L’idea e l’ideale di non cadere nello stereotipo, nel gorgo del luogo comune, il timore di soggiacere ai tanti condizionamenti cui siamo esposti, rappresentano comunque una testimonianza presente, pertinente e, talvolta, disperata.

Essi attribuiscono plusvalore al discostarsi dalla “logica di massa”, che talvolta assume, però, manifestazioni di artificiosa stravaganza e di pseudo-contravvenienza alle regole.

Ogni fenomeno rientra comunque a pieno titolo, e ben si concilia, nella cultura del proprio tempo e nella polisemia del termine individuo.

D’altro canto, siamo tanti su questo microscopico pianeta per non sorprenderci di assomigliarci, a turno. E per non ripercorrere, anche inconsapevolmente, vettori di pensiero già consolidati e precostituiti.
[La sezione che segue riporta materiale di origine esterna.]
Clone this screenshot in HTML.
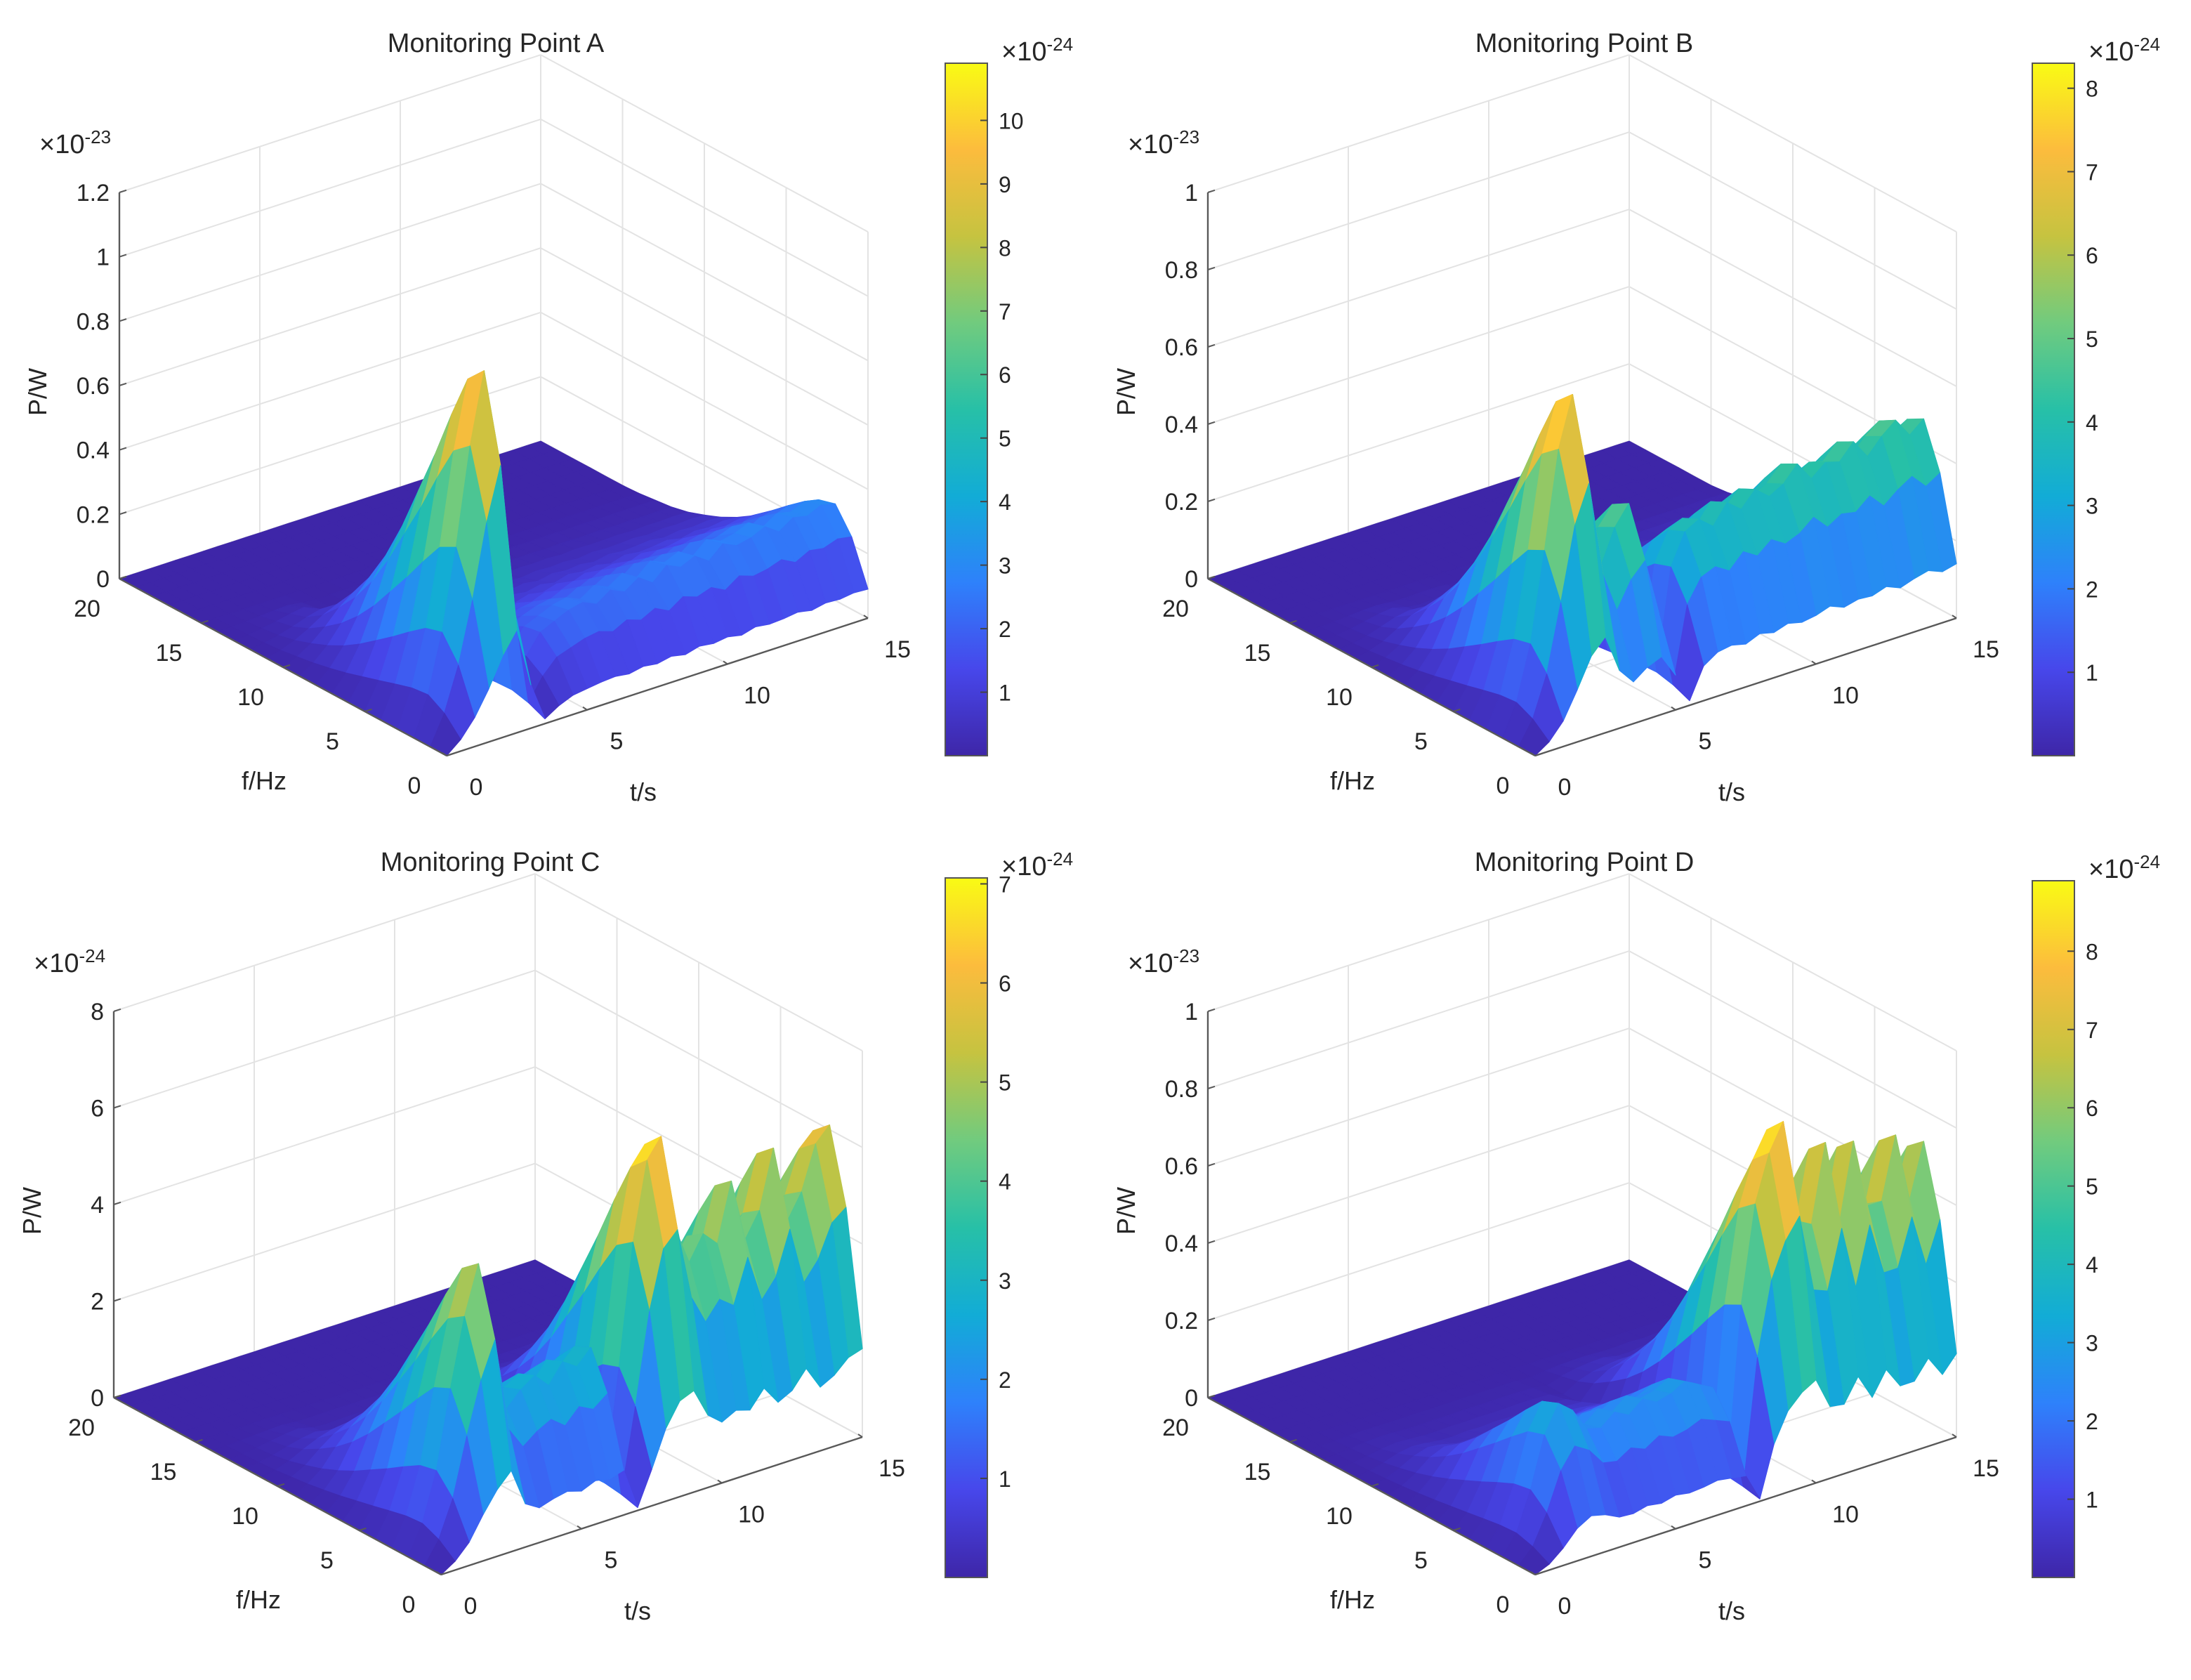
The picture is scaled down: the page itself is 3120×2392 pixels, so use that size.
<!DOCTYPE html>
<html><head><meta charset="utf-8"><style>
html,body{margin:0;padding:0;background:#fff}
svg{display:block}
text{font-family:"Liberation Sans",sans-serif;fill:#262626}
</style></head><body>
<svg id="fig" width="3120" height="2392" viewBox="0 0 1560 1196" xmlns="http://www.w3.org/2000/svg"></svg>
<script>
// ---- data ----
const freqs = [0,1,2,3,4,5,6,7,8,9,10,11,12,13,14,15,16,17,18,19,20];
const times = [0,0.5,1,1.5,2,2.5,3,3.5,4,4.5,5,5.5,6,6.5,7,7.5,8,8.5,9,9.5,10,10.5,11,11.5,12,12.5,13,13.5,14,14.5,15];
const specShape = [0.3,0.75,1.0,0.95,0.82,0.68,0.55,0.42,0.31,0.22,0.15,0.09,0.05,0.03,0.01,0,0,0,0,0,0];
const envA = [0,0.12,0.3,0.55,0.85,1.07,0.45,0.05,0.14,0.2,0.22,0.24,0.25,0.23,0.26,0.24,0.27,0.24,0.28,0.26,0.28,0.25,0.29,0.27,0.28,0.3,0.27,0.3,0.29,0.31,0.3];
const envB = [0,0.08,0.22,0.45,0.7,0.83,0.5,0.36,0.45,0.5,0.3,0.04,0.3,0.38,0.4,0.37,0.42,0.39,0.43,0.4,0.42,0.46,0.41,0.44,0.43,0.47,0.42,0.46,0.49,0.44,0.47];
const envC = [0,0.6,1.6,3.2,4.6,5.6,3.0,2.4,2.7,2.9,2.6,3.0,2.8,3.1,0.2,2.5,5.0,6.6,7.0,5.0,4.2,4.7,4.4,5.6,4.3,4.8,6.0,4.4,4.9,5.8,6.1];
const envD = [0,0.05,0.15,0.28,0.35,0.32,0.26,0.25,0.28,0.26,0.29,0.27,0.28,0.3,0.28,0.26,0.02,0.45,0.7,0.82,0.89,0.62,0.6,0.8,0.58,0.78,0.6,0.6,0.76,0.58,0.72];
const zTicksA = [0,0.2,0.4,0.6,0.8,1,1.2];
const zTicksB = [0,0.2,0.4,0.6,0.8,1];
const zTicksC = [0,2,4,6,8];
const zTicksD = [0,0.2,0.4,0.6,0.8,1];
const fTicks = [0,5,10,15,20];
const tTicks = [0,5,10,15];
const cbTicksA = [1,2,3,4,5,6,7,8,9,10];
const cbTicksB = [1,2,3,4,5,6,7,8];
const cbTicksC = [1,2,3,4,5,6,7];
const cbTicksD = [1,2,3,4,5,6,7,8];

const panels = [
 {id:'a',title:'Monitoring Point A',ox:0,oy:0,zmax:1.2,zt:zTicksA,zexp:'-23',env:envA,mult:10,cbMax:10.9,cbT:cbTicksA,cbX:673,cbY0:45,cbY1:538},
 {id:'b',title:'Monitoring Point B',ox:775,oy:0,zmax:1,zt:zTicksB,zexp:'-23',env:envB,mult:10,cbMax:8.3,cbT:cbTicksB,cbX:1447,cbY0:45,cbY1:538},
 {id:'c',title:'Monitoring Point C',ox:-4,oy:583,zmax:8,zt:zTicksC,zexp:'-24',env:envC,mult:1,cbMax:7.06,cbT:cbTicksC,cbX:673,cbY0:625,cbY1:1123},
 {id:'d',title:'Monitoring Point D',ox:775,oy:583,zmax:1,zt:zTicksD,zexp:'-23',env:envD,mult:10,cbMax:8.9,cbT:cbTicksD,cbX:1447,cbY0:627,cbY1:1123}
];

const parula = [[62,38,168],[71,71,235],[46,129,251],[18,172,214],[39,192,167],[113,203,126],[198,195,64],[252,188,61],[249,251,20]];
function cmap(v){v=Math.max(0,Math.min(1,v));const p=v*(parula.length-1);const i=Math.min(parula.length-2,Math.floor(p));const r=p-i;
 const a=parula[i],b=parula[i+1];return 'rgb('+a.map((c,k)=>Math.round(c+(b[k]-c)*r)).join(',')+')';}

const NS='http://www.w3.org/2000/svg';
const svg=document.getElementById('fig');
function el(tag,attrs,parent){const e=document.createElementNS(NS,tag);for(const k in attrs)e.setAttribute(k,attrs[k]);(parent||svg).appendChild(e);return e;}

panels.forEach(P=>{
 const g=el('g',{});
 
 
 const Ox=318+P.ox, Oy=538+P.oy, zs=275/P.zmax;
 const proj=(f,t,z)=>[Ox-11.65*f+20*t, Oy-6.3*f-6.53*t-z*zs];
 const line=(a,b,col,w,name)=>{const l=el('line',{x1:a[0],y1:a[1],x2:b[0],y2:b[1],stroke:col,'stroke-width':w},g);
  return l;};
 const gc='#e3e3e3';
 P.zt.forEach(z=>{line(proj(20,0,z),proj(20,15,z),gc,1,'grid-z');line(proj(20,15,z),proj(0,15,z),gc,1,'grid-z');});
 tTicks.forEach(t=>{line(proj(20,t,0),proj(20,t,P.zmax),gc,1,'grid-t');line(proj(0,t,0),proj(20,t,0),gc,1,'grid-t-floor');});
 fTicks.forEach(f=>{line(proj(f,15,0),proj(f,15,P.zmax),gc,1,'grid-f');line(proj(f,0,0),proj(f,15,0),gc,1,'grid-f-floor');});
 const quads=[];
 for(let i=0;i<freqs.length-1;i++)for(let j=0;j<times.length-1;j++){
  const z=(a,b)=>P.env[b]*specShape[a];
  const pts=[[i,j],[i+1,j],[i+1,j+1],[i,j+1]].map(([a,b])=>proj(freqs[a],times[b],z(a,b)));
  const zavg=(z(i,j)+z(i+1,j)+z(i+1,j+1)+z(i,j+1))/4;
  const depth=6.3*(freqs[i]+freqs[i+1])+6.53*(times[j]+times[j+1]);
  quads.push({pts,zavg,depth});
 }
 quads.sort((a,b)=>b.depth-a.depth);
 const sg=el('g',{},g);
 
 
 quads.forEach(q=>{const c=cmap(q.zavg*P.mult/P.cbMax);
  const p=el('polygon',{points:q.pts.map(p=>p[0].toFixed(1)+','+p[1].toFixed(1)).join(' '),fill:c,stroke:c,'stroke-width':0.6,'stroke-linejoin':'round'},sg);
  
  });
 const ac='#595959';
 line(proj(20,0,0),proj(20,0,P.zmax),ac,1.2,'z-axis');
 line(proj(20,0,0),proj(0,0,0),ac,1.2,'f-axis');
 line(proj(0,0,0),proj(0,15,0),ac,1.2,'t-axis');
 P.zt.forEach(z=>{const a=proj(20,0,z);line(a,[a[0]+5,a[1]-1.6],ac,1,'z-tick');
  const tx=el('text',{x:a[0]-7,y:a[1]+6,'text-anchor':'end','font-size':17},g);tx.textContent=z;
  });
 fTicks.forEach(f=>{const a=proj(f,0,0);line(a,[a[0]+5,a[1]-1.6],ac,1,'f-tick');
  const tx=el('text',{x:a[0]-23,y:a[1]+27,'text-anchor':'middle','font-size':17},g);tx.textContent=f;
  });
 tTicks.forEach(t=>{const a=proj(0,t,0);line(a,[a[0]-3,a[1]-2],ac,1,'t-tick');
  const tx=el('text',{x:a[0]+21,y:a[1]+28,'text-anchor':'middle','font-size':17},g);tx.textContent=t;
  });
 const lab=(x,y,s,name,extra)=>{const t=el('text',Object.assign({x,y,'text-anchor':'middle','font-size':18},extra||{}),g);t.textContent=s;
  return t;};
 lab(353+P.ox,37+P.oy,'Monitoring Point '+P.id.toUpperCase(),'title',{'font-size':19});
 lab(188+P.ox,562+P.oy,'f/Hz','f-axis-title');
 lab(458+P.ox,570+P.oy,'t/s','t-axis-title');
 lab(33+P.ox,279+P.oy,'P/W','z-axis-title',{transform:'rotate(-90 '+(33+P.ox)+' '+(279+P.oy)+')'});
 const ex=el('text',{x:28+P.ox,y:109+P.oy,'font-size':19},g);
 
 ex.innerHTML='×10<tspan dy="-7" font-size="13">'+P.zexp+'</tspan>';
 const cg=el('g',{},g);
 
 
 const gid='grad'+P.id;
 const defs=el('defs',{},cg);
 const lg=el('linearGradient',{id:gid,x1:0,y1:1,x2:0,y2:0},defs);
 parula.forEach((c,k)=>el('stop',{offset:(k/(parula.length-1)),'stop-color':'rgb('+c.join(',')+')'},lg));
 el('rect',{x:P.cbX,y:P.cbY0,width:30,height:P.cbY1-P.cbY0,fill:'url(#'+gid+')',stroke:'#555','stroke-width':1},cg);
 const cy=v=>P.cbY1-v/P.cbMax*(P.cbY1-P.cbY0);
 P.cbT.forEach(v=>{const y=cy(v);
  const tk=el('line',{x1:P.cbX+30,y1:y,x2:P.cbX+25,y2:y,stroke:'#444','stroke-width':1},cg);
  
  const tx=el('text',{x:P.cbX+38,y:y+6,'font-size':16},cg);tx.textContent=v;
  });
 const ce=el('text',{x:P.cbX+40,y:P.cbY0-2,'font-size':19},cg);
 
 ce.innerHTML='×10<tspan dy="-7" font-size="13">-24</tspan>';
});
</script>
</body></html>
Purchessia, tale assieme non esclude a priori la libera espressione del proprio sé: non è infatti la specie, non le regole, non l’appartenenza ad impedire l’originale deflusso dei pensieri e l’esclusività degli effetti.

Tutto sommato, in via generale, purtroppo o per fortuna, ben poco innoviamo.  Esponiamo ed attingiamo a simboli resuscitati.

Spesso, neppure scelti da noi. Come, con evidenza, il nome di battesimo.